Dotdotdot designed and implemented an accessible and engaging narrative path tailored to diverse audiences for the new Archaeological Museum of Sessa Aurunca, near Caserta.
The project features four interactive installations across three rooms of the museum and seven tactile stations integrated throughout the entire visitor experience. By making the museum's storytelling and heritage accessible to a broad audience, this initiative exemplifies best practices in inclusive design, enhancing both tangible and intangible cultural heritage within a public institution and providing a multi-sensorial interactive experience to all.
The museum itinerary explores the cultural and social transformations of the pre-Roman and Roman eras in the Sessa Aurunca region, featuring tactile scale models of objects with strong symbolic significance, selected in collaboration with the curators and 3D printed by our innovation hub OpenDot.
Designed primarily for the visually impaired but appealing to all visitors, these replicas provide an intuitive understanding of the curatorial themes and provide a sensorial experience further enriched by an audio narration, activated via QR code.
Two sculptural interactive maps and two three-dimensional videos enhance the narrative with engaging visual content.

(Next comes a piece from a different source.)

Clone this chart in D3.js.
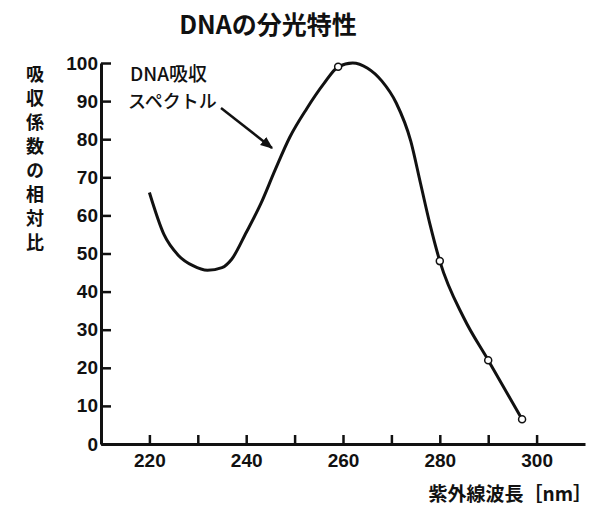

The maps - located in room 1 and 4 - are shaped to represent the territory in the pre-Roman and Roman, depicting its perimeter and natural elevations through engraved details. Positioned at an accessible height for children and wheelchair users, they combine ambient soundscapes with visual elements featured on a screen and activated via an intuitive rotary selector. A voiceover introduces the curatorial themes and provides detailed explanations of what’s visible on the maps - making the narrative accessible to all.
The 3D videos - featured in rooms 1 and 6 - showcase two significant artifacts that are not physically present in the museum.
The Kore of Sessa, housed in the British Museum, is presented as a 3D image suspended in a mirror, viewable from any angle. The Teatro di Sessa is brought to life through a 3D reconstruction, allowing visitors to see the museum's artifacts in their original historical context.